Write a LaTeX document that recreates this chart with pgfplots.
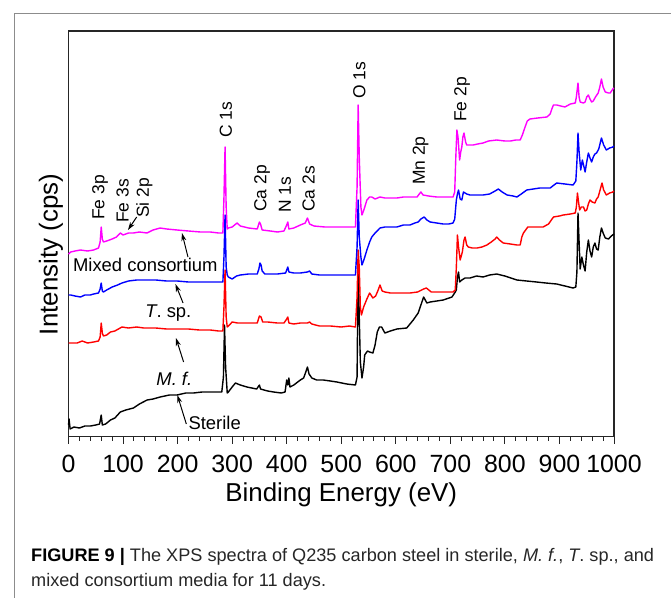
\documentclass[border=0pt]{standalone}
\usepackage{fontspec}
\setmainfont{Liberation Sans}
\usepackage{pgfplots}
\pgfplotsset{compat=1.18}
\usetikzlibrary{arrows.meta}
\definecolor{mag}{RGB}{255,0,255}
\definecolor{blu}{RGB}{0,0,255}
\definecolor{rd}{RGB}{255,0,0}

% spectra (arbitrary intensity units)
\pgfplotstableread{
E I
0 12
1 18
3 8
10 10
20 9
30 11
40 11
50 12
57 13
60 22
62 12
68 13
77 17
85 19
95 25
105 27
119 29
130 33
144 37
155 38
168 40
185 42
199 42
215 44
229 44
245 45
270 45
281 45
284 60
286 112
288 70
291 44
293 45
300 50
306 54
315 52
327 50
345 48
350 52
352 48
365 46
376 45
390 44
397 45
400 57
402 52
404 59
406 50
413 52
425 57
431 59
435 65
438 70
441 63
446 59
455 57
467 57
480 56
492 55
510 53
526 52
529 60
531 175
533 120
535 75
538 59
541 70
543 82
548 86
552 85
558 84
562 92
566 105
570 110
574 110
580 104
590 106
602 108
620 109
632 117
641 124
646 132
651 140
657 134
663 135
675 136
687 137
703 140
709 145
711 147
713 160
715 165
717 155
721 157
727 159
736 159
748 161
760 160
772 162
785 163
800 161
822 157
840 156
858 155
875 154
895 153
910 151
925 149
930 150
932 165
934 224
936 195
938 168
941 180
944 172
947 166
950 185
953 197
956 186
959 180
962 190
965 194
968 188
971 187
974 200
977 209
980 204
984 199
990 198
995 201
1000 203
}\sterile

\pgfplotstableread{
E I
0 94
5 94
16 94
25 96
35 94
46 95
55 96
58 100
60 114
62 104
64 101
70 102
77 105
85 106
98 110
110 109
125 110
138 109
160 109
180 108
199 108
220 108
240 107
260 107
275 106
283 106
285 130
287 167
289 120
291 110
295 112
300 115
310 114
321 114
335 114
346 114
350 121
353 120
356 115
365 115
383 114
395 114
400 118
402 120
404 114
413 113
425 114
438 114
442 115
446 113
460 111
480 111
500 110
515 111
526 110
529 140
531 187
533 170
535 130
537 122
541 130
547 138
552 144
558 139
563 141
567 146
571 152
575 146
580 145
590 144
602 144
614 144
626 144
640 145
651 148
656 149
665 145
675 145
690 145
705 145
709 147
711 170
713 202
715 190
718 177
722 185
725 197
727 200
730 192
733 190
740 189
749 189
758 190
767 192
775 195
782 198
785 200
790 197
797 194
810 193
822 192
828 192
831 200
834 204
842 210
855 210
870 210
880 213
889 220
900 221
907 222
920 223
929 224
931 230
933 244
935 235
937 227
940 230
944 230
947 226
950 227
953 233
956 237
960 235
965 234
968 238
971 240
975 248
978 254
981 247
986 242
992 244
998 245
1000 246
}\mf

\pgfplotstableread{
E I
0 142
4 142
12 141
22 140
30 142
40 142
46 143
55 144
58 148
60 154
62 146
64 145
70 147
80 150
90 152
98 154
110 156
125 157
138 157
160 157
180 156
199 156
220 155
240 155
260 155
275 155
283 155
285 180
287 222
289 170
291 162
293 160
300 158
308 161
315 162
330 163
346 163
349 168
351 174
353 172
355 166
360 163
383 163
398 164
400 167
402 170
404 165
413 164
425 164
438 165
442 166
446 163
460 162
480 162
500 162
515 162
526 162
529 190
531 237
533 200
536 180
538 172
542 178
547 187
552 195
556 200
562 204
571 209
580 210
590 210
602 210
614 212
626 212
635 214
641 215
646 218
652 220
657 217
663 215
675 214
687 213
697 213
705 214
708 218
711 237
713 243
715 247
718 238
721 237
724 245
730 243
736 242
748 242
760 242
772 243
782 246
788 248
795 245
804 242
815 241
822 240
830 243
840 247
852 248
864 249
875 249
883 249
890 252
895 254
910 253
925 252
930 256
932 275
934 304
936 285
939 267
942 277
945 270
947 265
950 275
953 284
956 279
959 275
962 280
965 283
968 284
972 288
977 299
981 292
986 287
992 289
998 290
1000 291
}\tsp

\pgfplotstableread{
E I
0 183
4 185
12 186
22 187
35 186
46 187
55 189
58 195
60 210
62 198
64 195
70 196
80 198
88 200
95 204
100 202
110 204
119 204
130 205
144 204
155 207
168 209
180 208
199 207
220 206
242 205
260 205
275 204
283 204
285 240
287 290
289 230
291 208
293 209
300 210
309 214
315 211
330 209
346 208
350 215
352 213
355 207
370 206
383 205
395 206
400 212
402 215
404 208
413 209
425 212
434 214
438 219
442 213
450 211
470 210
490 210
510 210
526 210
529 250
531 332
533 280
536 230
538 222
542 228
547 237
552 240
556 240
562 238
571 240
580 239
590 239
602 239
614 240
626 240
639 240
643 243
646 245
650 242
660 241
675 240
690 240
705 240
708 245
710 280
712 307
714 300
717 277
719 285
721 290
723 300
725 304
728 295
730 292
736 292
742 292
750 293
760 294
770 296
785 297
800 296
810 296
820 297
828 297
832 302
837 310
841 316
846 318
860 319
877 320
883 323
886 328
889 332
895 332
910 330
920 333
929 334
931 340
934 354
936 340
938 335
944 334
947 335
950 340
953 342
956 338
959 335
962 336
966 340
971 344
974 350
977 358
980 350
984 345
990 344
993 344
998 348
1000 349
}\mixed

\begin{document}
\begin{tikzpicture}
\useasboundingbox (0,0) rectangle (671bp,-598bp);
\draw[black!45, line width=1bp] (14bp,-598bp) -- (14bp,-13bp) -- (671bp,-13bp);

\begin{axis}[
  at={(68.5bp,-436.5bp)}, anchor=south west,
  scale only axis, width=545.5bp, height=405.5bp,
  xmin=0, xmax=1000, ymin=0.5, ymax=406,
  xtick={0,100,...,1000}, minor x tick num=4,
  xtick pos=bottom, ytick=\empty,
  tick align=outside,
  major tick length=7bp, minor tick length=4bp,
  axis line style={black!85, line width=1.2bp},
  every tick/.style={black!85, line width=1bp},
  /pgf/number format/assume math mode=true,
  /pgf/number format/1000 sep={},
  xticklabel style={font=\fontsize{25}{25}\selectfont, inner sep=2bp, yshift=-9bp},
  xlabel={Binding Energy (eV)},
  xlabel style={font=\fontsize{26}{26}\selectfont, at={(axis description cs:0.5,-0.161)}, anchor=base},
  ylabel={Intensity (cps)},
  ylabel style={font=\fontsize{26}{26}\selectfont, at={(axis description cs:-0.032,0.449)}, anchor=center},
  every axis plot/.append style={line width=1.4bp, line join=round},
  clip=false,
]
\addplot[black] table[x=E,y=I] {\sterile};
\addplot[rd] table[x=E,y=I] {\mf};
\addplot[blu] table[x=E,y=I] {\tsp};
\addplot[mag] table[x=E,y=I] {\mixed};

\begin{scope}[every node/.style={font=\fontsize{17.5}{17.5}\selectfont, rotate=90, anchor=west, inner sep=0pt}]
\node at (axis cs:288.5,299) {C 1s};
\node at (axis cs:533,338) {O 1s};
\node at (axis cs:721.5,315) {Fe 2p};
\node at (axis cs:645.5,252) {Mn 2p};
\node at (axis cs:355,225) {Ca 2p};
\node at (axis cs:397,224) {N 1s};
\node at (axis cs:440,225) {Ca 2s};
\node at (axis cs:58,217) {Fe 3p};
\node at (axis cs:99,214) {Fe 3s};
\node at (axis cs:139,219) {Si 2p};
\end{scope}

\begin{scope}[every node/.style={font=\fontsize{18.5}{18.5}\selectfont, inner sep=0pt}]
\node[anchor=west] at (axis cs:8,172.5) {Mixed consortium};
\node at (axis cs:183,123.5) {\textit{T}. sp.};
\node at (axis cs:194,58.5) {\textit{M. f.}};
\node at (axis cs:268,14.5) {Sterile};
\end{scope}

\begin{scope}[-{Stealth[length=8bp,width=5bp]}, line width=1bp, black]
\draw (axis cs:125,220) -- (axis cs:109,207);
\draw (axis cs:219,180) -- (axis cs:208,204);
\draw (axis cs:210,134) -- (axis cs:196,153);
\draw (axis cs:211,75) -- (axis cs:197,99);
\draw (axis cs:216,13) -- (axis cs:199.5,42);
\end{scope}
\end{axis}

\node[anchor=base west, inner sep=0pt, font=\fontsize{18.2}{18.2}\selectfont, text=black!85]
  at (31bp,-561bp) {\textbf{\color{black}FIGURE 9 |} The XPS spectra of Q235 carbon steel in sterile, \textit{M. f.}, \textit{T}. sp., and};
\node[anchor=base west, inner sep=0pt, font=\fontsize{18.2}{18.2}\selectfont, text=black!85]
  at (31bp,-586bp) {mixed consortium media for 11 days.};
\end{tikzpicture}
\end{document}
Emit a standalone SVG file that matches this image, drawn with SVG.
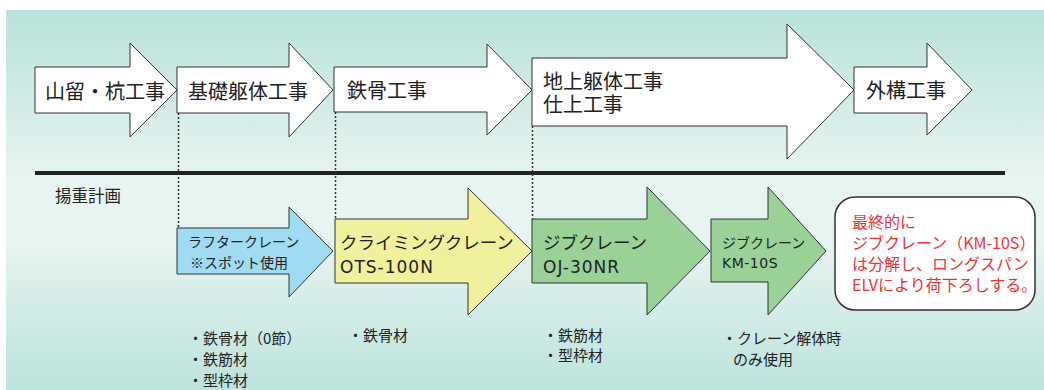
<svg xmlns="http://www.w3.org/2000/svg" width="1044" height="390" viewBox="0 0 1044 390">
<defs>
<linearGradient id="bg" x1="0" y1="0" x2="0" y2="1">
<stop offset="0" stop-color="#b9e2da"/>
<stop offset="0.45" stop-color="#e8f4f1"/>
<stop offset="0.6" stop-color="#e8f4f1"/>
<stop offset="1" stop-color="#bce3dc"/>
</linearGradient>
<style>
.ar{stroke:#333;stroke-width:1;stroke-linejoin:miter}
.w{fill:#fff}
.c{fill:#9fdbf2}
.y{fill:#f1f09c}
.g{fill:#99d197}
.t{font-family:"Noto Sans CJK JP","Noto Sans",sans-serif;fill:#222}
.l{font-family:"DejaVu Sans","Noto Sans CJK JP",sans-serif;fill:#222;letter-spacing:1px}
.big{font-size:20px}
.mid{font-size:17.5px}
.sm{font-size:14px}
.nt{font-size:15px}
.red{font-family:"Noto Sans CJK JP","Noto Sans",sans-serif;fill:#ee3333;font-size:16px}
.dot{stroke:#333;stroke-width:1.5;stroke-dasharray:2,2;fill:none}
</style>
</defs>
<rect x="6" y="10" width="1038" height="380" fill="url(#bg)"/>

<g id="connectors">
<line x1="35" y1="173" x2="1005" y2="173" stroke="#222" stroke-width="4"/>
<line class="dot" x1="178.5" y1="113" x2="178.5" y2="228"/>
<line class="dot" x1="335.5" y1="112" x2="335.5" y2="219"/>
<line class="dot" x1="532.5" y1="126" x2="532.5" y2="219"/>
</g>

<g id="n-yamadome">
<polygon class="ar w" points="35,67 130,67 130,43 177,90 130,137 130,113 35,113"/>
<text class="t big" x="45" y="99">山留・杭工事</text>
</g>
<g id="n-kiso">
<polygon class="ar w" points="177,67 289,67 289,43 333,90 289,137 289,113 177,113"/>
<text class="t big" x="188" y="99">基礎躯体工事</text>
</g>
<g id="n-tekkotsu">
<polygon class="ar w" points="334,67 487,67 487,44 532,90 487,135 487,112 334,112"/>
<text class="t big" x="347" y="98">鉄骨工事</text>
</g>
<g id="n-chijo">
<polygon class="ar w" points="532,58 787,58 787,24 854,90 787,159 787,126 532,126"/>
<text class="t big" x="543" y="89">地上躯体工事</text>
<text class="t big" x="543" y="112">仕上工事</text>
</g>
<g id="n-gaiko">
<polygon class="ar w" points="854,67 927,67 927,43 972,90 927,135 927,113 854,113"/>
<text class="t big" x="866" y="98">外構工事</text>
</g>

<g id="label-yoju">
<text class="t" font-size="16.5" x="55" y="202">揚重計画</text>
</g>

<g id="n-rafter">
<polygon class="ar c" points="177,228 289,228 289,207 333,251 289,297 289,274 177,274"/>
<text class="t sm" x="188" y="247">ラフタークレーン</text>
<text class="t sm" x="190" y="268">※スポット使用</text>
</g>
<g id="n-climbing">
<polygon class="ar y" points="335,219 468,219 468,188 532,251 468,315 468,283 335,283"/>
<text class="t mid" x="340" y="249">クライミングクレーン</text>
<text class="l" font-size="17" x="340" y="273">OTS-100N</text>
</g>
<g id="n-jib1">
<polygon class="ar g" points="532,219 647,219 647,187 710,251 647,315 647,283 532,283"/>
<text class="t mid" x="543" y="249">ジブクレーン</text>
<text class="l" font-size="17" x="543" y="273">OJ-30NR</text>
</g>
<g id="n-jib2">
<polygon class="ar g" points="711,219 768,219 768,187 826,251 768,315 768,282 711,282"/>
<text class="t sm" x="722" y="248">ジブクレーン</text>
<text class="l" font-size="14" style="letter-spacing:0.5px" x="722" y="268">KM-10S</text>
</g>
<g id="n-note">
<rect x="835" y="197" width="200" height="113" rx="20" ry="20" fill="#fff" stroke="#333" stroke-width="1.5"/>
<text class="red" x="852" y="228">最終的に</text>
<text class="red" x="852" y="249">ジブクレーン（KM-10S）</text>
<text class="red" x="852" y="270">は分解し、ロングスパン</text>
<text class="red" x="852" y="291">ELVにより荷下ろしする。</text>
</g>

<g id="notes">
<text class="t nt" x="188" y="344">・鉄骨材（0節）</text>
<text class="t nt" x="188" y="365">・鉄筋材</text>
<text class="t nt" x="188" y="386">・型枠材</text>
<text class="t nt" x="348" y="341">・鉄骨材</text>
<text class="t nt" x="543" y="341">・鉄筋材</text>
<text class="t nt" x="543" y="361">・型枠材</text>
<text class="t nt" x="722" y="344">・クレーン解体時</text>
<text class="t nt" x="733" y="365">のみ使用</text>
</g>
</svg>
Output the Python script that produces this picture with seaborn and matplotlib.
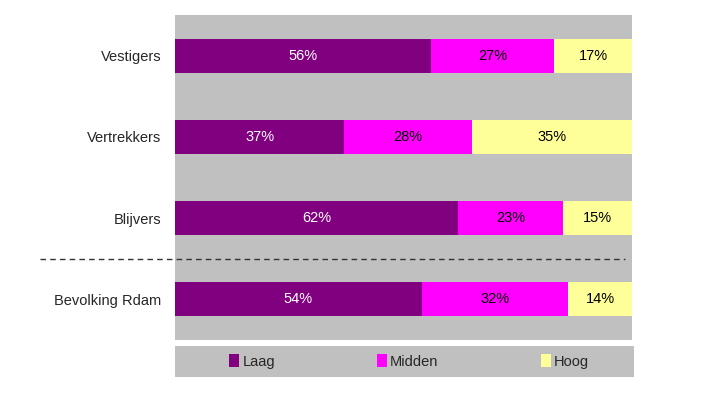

※

[PROBLEM TO WORK ON]
In the records above, locate every line with the string "that" and copy it.

[WRITTEN RESPONSE]
Write a LaTeX document that recreates this chart with pgfplots.
Emit a standalone SVG file that matches this image, drawn with SVG.
Output the Python script that produces this picture with seaborn and matplotlib.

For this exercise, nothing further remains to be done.